Numerous apps are continually being developed that focus on teaching areas such as life skills, organization, language and sensory development. In one app, Autism Xpress, children match different faces to emotions, which helps them overcome problems expressing their feelings. Another app, Look In My Eyes, encourages eye contact by rewarding children when they look at the eyes of a character on the screen.


According to Autism Program teacher David Hall, the wide range of apps makes the iPad unique in that it has the ability to help a student with autism with a vast array of skills that could not previously be covered with just one device.


Other popular apps for autism, such as Proloquo2go and iConverse, are directed toward communication. These apps employ a technology known as the Picture Exchange Communication System (PECS). According to Autism Speaks, the PECS is a collection of symbols that represent certain actions or words. These pictures can be strung together to form sentences to communicate with others.


“Some kids learn to read or they actually start to talk after they use the PECS because it teaches them the fundamentals of communication,” said Mona Zeiberg, a CHS parent whose son is in the Autism Program.
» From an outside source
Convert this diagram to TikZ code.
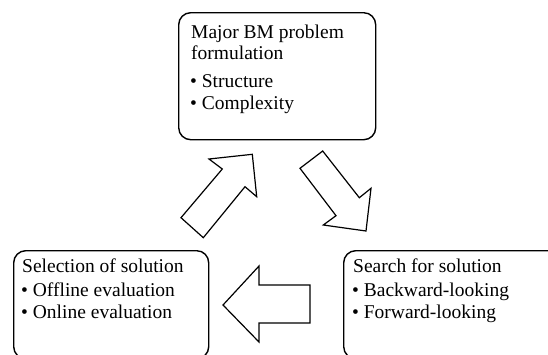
\documentclass[tikz,border=0pt]{standalone}
\usepackage{fontspec}
\setmainfont{Liberation Serif}
\begin{document}
\begin{tikzpicture}[x=1pt,y=-1pt,
  box/.style={draw=black, line width=1.4pt, rounded corners=12pt, fill=none, inner sep=0pt},
  txt/.style={anchor=base west, inner sep=0pt, font=\fontsize{19.5}{22}\selectfont},
  blockarrow/.style={draw=black, line width=1.2pt, fill=white, line join=miter}]
\useasboundingbox (0,0) rectangle (548,354);
\clip (0,0) rectangle (548,354);
\fill[white] (0,0) rectangle (548,354);
% boxes
\node[box, minimum width=197pt, minimum height=127pt, anchor=north west] (formbox) at (178,12) {};
\node[box, minimum width=195pt, minimum height=108pt, anchor=north west] (selbox) at (13,250) {};
\node[box, minimum width=220pt, minimum height=108pt, anchor=north west] (srchbox) at (343,250) {};
% texts
\node[txt] (f1) at (191,38) {Major BM problem};
\node[txt] (f2) at (191,59) {formulation};
\node[txt] (f3) at (190,87) {• Structure};
\node[txt] (f4) at (190,109) {• Complexity};
\node[txt] (s1) at (22,272) {Selection of solution};
\node[txt] (s2) at (21,296) {• Offline evaluation};
\node[txt] (s3) at (21,318) {• Online evaluation};
\node[txt] (r1) at (353,272) {Search for solution};
\node[txt] (r2) at (352,296) {• Backward-looking};
\node[txt] (r3) at (352,318) {• Forward-looking};
% block arrows
\draw[blockarrow] (252.3,154.3) -- (209,159) -- (222.3,169) -- (181,217.7) -- (203.3,237.7) -- (245,186.7) -- (256.7,196.7) -- cycle;
\draw[blockarrow] (322.7,151) -- (359.3,197.7) -- (371,188.3) -- (366,231) -- (323.3,225) -- (336,215.7) -- (300,168.3) -- cycle;
\draw[blockarrow] (223,305) -- (259,266) -- (259,285) -- (310,285) -- (310,323) -- (259,323) -- (259,342) -- cycle;
\end{tikzpicture}
\end{document}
The CHS Autism Program currently uses devices called Go Talk and Chat PC, which also use the PECS for communication. Like certain iPad apps, these devices are customizable and allow students who are non-verbal or limited in speech to express themselves through a selection of pictures.


According to MCPS speech language pathologist Barbara Delsack, a member of InterACT, the MCPS program that supplies devices to classrooms, the iPad has the flexibility of holding a much larger vocabulary than any the current devices and would save the school system money in the long run.


However, some children and adults with autism may have trouble adjusting to new programs.


According to Zeiberg, it can be difficult teaching her son how to properly move the objects on the iPad screen, and one communication app proved unhelpful because of a distracting number of pictures on the same screen.


Although the extent to which iPad apps help individuals with autism can vary, many remain hopeful of prospective opportunities.


“Kids will be able to show us what they know,” Delsack said. “iPads will encourage a love of learning for kids with special needs.”